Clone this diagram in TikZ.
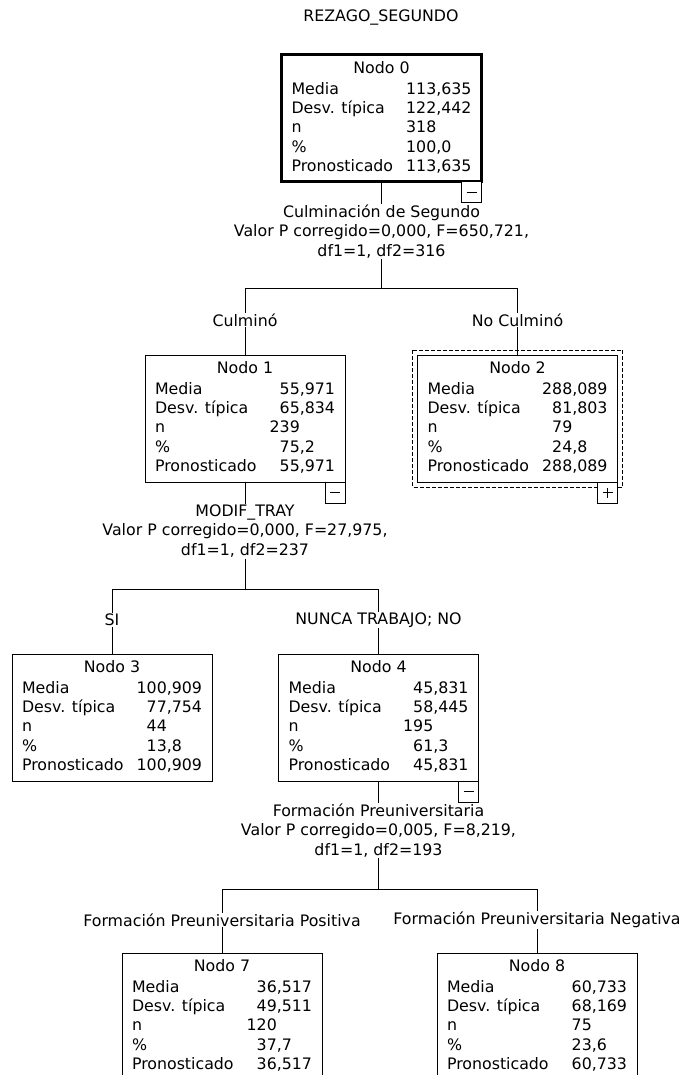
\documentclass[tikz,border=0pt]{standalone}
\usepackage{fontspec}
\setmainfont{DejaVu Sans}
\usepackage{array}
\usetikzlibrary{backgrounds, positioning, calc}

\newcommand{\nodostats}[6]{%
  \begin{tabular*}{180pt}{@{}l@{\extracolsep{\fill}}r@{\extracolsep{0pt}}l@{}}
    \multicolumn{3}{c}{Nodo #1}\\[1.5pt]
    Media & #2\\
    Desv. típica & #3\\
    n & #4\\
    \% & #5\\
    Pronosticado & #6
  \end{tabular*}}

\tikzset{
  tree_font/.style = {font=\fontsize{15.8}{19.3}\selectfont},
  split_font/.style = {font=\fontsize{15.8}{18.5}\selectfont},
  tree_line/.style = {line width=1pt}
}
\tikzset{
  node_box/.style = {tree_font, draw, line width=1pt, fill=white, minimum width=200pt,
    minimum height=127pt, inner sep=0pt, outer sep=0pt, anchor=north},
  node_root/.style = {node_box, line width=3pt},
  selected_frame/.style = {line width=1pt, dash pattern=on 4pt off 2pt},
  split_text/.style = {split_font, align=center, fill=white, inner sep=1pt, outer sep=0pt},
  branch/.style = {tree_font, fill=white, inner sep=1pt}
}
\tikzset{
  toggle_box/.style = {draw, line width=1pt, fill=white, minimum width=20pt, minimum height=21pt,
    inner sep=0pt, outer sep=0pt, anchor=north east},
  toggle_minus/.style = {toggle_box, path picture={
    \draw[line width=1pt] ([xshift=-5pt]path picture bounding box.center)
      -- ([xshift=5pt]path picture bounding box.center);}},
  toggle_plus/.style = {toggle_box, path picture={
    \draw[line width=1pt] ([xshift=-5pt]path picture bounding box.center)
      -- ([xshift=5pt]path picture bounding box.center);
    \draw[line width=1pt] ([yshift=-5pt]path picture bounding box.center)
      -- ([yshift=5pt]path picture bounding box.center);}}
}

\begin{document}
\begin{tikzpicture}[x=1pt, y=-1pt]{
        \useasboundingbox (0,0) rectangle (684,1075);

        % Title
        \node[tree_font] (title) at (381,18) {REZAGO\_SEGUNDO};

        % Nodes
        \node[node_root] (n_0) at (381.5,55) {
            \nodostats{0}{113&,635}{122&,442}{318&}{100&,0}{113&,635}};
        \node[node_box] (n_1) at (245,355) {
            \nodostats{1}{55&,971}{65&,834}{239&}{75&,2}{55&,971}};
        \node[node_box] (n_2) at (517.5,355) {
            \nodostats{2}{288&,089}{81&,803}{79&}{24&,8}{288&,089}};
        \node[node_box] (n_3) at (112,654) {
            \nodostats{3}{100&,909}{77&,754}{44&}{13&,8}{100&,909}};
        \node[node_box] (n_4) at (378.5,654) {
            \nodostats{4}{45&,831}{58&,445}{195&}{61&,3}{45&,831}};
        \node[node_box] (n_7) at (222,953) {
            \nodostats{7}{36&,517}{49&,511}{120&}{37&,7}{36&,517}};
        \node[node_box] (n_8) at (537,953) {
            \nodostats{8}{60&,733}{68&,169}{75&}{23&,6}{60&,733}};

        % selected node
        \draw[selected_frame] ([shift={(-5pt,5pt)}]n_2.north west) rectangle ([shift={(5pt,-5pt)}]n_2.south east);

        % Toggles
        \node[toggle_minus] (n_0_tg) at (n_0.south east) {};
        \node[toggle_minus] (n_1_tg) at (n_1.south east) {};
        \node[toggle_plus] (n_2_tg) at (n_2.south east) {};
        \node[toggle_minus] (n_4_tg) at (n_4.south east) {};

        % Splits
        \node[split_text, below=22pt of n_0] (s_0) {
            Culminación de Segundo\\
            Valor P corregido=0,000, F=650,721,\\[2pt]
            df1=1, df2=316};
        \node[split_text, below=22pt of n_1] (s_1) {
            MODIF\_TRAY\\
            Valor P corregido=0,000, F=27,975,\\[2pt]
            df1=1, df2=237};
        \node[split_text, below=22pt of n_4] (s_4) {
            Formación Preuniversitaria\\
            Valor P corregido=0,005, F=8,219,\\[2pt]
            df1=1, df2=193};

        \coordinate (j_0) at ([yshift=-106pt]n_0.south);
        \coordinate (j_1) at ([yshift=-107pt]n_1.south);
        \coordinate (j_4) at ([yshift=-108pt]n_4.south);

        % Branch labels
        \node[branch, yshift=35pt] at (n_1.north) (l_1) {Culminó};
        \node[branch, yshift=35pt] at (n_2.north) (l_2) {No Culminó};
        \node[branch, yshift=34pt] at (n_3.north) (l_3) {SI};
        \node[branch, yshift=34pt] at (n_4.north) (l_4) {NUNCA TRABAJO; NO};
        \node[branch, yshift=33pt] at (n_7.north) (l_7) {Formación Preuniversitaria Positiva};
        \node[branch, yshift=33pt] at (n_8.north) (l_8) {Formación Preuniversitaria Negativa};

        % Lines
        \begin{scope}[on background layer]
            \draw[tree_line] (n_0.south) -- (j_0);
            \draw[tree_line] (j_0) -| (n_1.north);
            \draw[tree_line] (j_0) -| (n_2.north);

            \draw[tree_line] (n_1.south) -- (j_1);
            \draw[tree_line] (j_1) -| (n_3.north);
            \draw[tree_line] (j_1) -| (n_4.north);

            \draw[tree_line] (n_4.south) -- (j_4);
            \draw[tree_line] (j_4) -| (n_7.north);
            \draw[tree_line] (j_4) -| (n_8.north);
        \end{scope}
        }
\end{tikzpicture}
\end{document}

◆ ◆ ◆ ◆ ◆

Take the data above and repeat it exactly, leaving each picture out.

OUTPUT OF THE EXERCISE
Clone this diagram in TikZ.
\documentclass[tikz,border=0pt]{standalone}
\usepackage{fontspec}
\setmainfont{DejaVu Sans}
\usepackage{array}
\usetikzlibrary{backgrounds, positioning, calc}

\newcommand{\nodostats}[6]{%
  \begin{tabular*}{180pt}{@{}l@{\extracolsep{\fill}}r@{\extracolsep{0pt}}l@{}}
    \multicolumn{3}{c}{Nodo #1}\\[1.5pt]
    Media & #2\\
    Desv. típica & #3\\
    n & #4\\
    \% & #5\\
    Pronosticado & #6
  \end{tabular*}}

\tikzset{
  tree_font/.style = {font=\fontsize{15.8}{19.3}\selectfont},
  split_font/.style = {font=\fontsize{15.8}{18.5}\selectfont},
  tree_line/.style = {line width=1pt}
}
\tikzset{
  node_box/.style = {tree_font, draw, line width=1pt, fill=white, minimum width=200pt,
    minimum height=127pt, inner sep=0pt, outer sep=0pt, anchor=north},
  node_root/.style = {node_box, line width=3pt},
  selected_frame/.style = {line width=1pt, dash pattern=on 4pt off 2pt},
  split_text/.style = {split_font, align=center, fill=white, inner sep=1pt, outer sep=0pt},
  branch/.style = {tree_font, fill=white, inner sep=1pt}
}
\tikzset{
  toggle_box/.style = {draw, line width=1pt, fill=white, minimum width=20pt, minimum height=21pt,
    inner sep=0pt, outer sep=0pt, anchor=north east},
  toggle_minus/.style = {toggle_box, path picture={
    \draw[line width=1pt] ([xshift=-5pt]path picture bounding box.center)
      -- ([xshift=5pt]path picture bounding box.center);}},
  toggle_plus/.style = {toggle_box, path picture={
    \draw[line width=1pt] ([xshift=-5pt]path picture bounding box.center)
      -- ([xshift=5pt]path picture bounding box.center);
    \draw[line width=1pt] ([yshift=-5pt]path picture bounding box.center)
      -- ([yshift=5pt]path picture bounding box.center);}}
}

\begin{document}
\begin{tikzpicture}[x=1pt, y=-1pt]{
        \useasboundingbox (0,0) rectangle (684,1075);

        % Title
        \node[tree_font] (title) at (381,18) {REZAGO\_SEGUNDO};

        % Nodes
        \node[node_root] (n_0) at (381.5,55) {
            \nodostats{0}{113&,635}{122&,442}{318&}{100&,0}{113&,635}};
        \node[node_box] (n_1) at (245,355) {
            \nodostats{1}{55&,971}{65&,834}{239&}{75&,2}{55&,971}};
        \node[node_box] (n_2) at (517.5,355) {
            \nodostats{2}{288&,089}{81&,803}{79&}{24&,8}{288&,089}};
        \node[node_box] (n_3) at (112,654) {
            \nodostats{3}{100&,909}{77&,754}{44&}{13&,8}{100&,909}};
        \node[node_box] (n_4) at (378.5,654) {
            \nodostats{4}{45&,831}{58&,445}{195&}{61&,3}{45&,831}};
        \node[node_box] (n_7) at (222,953) {
            \nodostats{7}{36&,517}{49&,511}{120&}{37&,7}{36&,517}};
        \node[node_box] (n_8) at (537,953) {
            \nodostats{8}{60&,733}{68&,169}{75&}{23&,6}{60&,733}};

        % selected node
        \draw[selected_frame] ([shift={(-5pt,5pt)}]n_2.north west) rectangle ([shift={(5pt,-5pt)}]n_2.south east);

        % Toggles
        \node[toggle_minus] (n_0_tg) at (n_0.south east) {};
        \node[toggle_minus] (n_1_tg) at (n_1.south east) {};
        \node[toggle_plus] (n_2_tg) at (n_2.south east) {};
        \node[toggle_minus] (n_4_tg) at (n_4.south east) {};

        % Splits
        \node[split_text, below=22pt of n_0] (s_0) {
            Culminación de Segundo\\
            Valor P corregido=0,000, F=650,721,\\[2pt]
            df1=1, df2=316};
        \node[split_text, below=22pt of n_1] (s_1) {
            MODIF\_TRAY\\
            Valor P corregido=0,000, F=27,975,\\[2pt]
            df1=1, df2=237};
        \node[split_text, below=22pt of n_4] (s_4) {
            Formación Preuniversitaria\\
            Valor P corregido=0,005, F=8,219,\\[2pt]
            df1=1, df2=193};

        \coordinate (j_0) at ([yshift=-106pt]n_0.south);
        \coordinate (j_1) at ([yshift=-107pt]n_1.south);
        \coordinate (j_4) at ([yshift=-108pt]n_4.south);

        % Branch labels
        \node[branch, yshift=35pt] at (n_1.north) (l_1) {Culminó};
        \node[branch, yshift=35pt] at (n_2.north) (l_2) {No Culminó};
        \node[branch, yshift=34pt] at (n_3.north) (l_3) {SI};
        \node[branch, yshift=34pt] at (n_4.north) (l_4) {NUNCA TRABAJO; NO};
        \node[branch, yshift=33pt] at (n_7.north) (l_7) {Formación Preuniversitaria Positiva};
        \node[branch, yshift=33pt] at (n_8.north) (l_8) {Formación Preuniversitaria Negativa};

        % Lines
        \begin{scope}[on background layer]
            \draw[tree_line] (n_0.south) -- (j_0);
            \draw[tree_line] (j_0) -| (n_1.north);
            \draw[tree_line] (j_0) -| (n_2.north);

            \draw[tree_line] (n_1.south) -- (j_1);
            \draw[tree_line] (j_1) -| (n_3.north);
            \draw[tree_line] (j_1) -| (n_4.north);

            \draw[tree_line] (n_4.south) -- (j_4);
            \draw[tree_line] (j_4) -| (n_7.north);
            \draw[tree_line] (j_4) -| (n_8.north);
        \end{scope}
        }
\end{tikzpicture}
\end{document}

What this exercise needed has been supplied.